What is the Best Agile Technique Ever

Agile is not prescriptive and which techniques are appropriate will depend on the context.

Agile embraces a lot of different techniques (pair programming, continuous integration, Kanban boards, burn-downs, refactoring, prototyping, agile charting), but is there one that you find you simply cannot live without? Or perhaps there is something that you use which other people don't really consider part of the "standard toolkit" of agile techniques but which you think everyone should be using? 
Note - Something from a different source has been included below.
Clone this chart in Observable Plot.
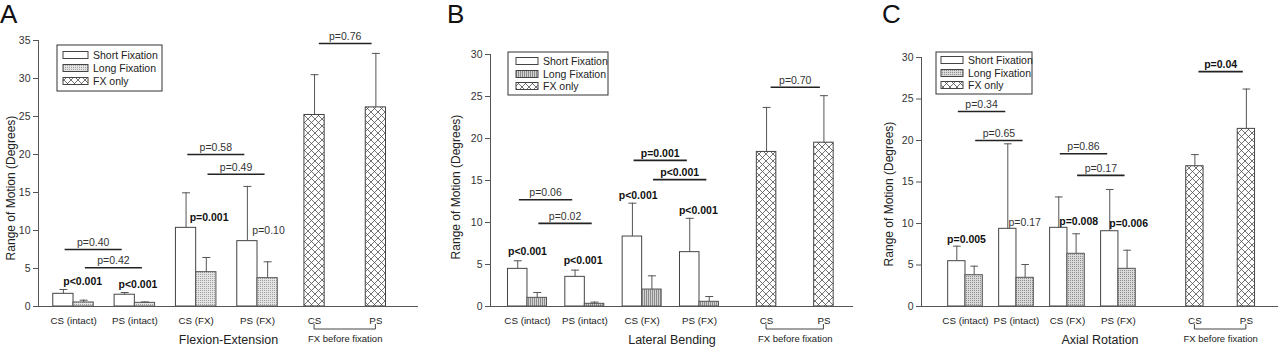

The higher levels of Agility, are Mindset, Values and Principles. Perhaps it is more of a Complex Systems view of the world and Agile as a facet of it. Looking at anything as an ecosystem surrounded by a great deal of complexity and how the different aspects of it interplay to change the status at every moment is quite humbling and awesome.

“Continuous delivery of valuable software" is the crucial one of the 12 agile principles. By following the above principle, the teams make sure that at the end of each sprint, you have a working software in which you can deploy to production environment. End users would want to see the working software in the production environment as soon as possible. This technique of frequent delivery makes everybody happy all the time.

Safety Net: There are a group of properties pull together and call the "Safety Net" – Some agile managers define it as the "can't live without" category. What practices you choose to use to implement the Safety Net will vary with context, but essentially these are what you *do* to implement the project.

Feedback mechanism: Feedback is one of those "essentials" that you need to have. Of course on the soft side, there is a host of details about coping with feedback (how you behave when things do not go as you intended, culture, and how you exploit positive situations).The team should institute a continuous feedback mechanism. This can go a long way in determining something is not working, improving upon and moving on. Doing so will ensure Agility in the organization. There are usually a lot of options to correct or better a situation, however, a solution that worked for one organization or even one team in an organization may not work for another or may work with some tweaks. In that sense, there wouldn't be a best technique across the board, but something that works for a particular situation. By using the feedback loop, among other things, you are really managing the risk either before it becomes real or soon after it hits you. As you are aware with regard to risk, you can do three things - avoid it, mitigate it or accept it.

Agile is not prescriptive and which techniques are appropriate will depend on the context. Practices - it's a case of deciding where they are appropriate. One should never be so wedded to a practice that one uses it where it isn't appropriate.